Navi Mumbai, Maharashtra India (PressExposure) March 18, 2008 -- Telecom Services in Vertical Markets 2006-2011, the ninth market analysis study in this series, quantifies the telecom spending habits of major US industry segments for wired and wireless services. This report examines wired and wireless spending trends in the general economy and then delves into wired voice and data service spending patterns and wireless spending for specific industry segments including: healthcare; construction; retail trade; wholesale trade; educational services; financial, insurance, and real estate services; professional business services; hotel and lodging; transportation; communications; utilities; entertainment and media; durable manufacturing; and non-durable manufacturing.

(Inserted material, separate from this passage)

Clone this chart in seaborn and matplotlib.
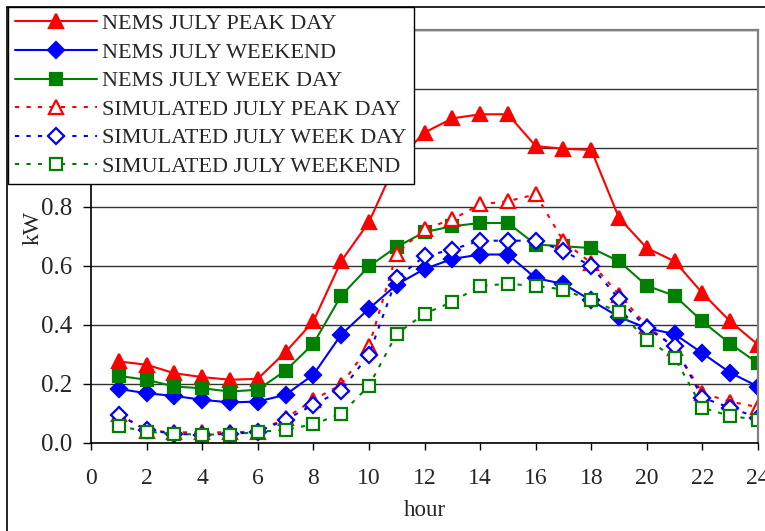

The objective of this market research report is to examine and quantify the opportunities in various vertical industries for the telecommunications service provider community. INSIGHT examines 14 vertical markets in this report, segmented according to Standard Industrial Classification (SIC) developed by the US Department of Commerce and the North American Industry Classification System (NAICS) developed by the Bureau of Labor Statistics (BLS). These 14 vertical markets represent the majority of establishments in the US. This study begins with total telecom revenues, divides them between the business and the residential markets, and then examines the driving forces in each of 14 selected vertical markets. The forecasts and segmentation in this report are based on data from the US Bureau of the Census, the BLS, the Bureau of Economic Analysis, the Federal Communications Commission (FCC), Standard & Poor's (S&P), and a private study that was conducted on 500,000 business sites completed in the third quarter of 2006.
As competition drives down margins, solution selling into vertical markets enables real competitive differentiation, and allows increasingly sustainable profit margins. Vertical marketing opens new doors,taps niche markets, and builds customer loyalty. When telecom providers focus on vertical market solutions, they move away from the commodity voice sale and toward higher-margin, value-added services.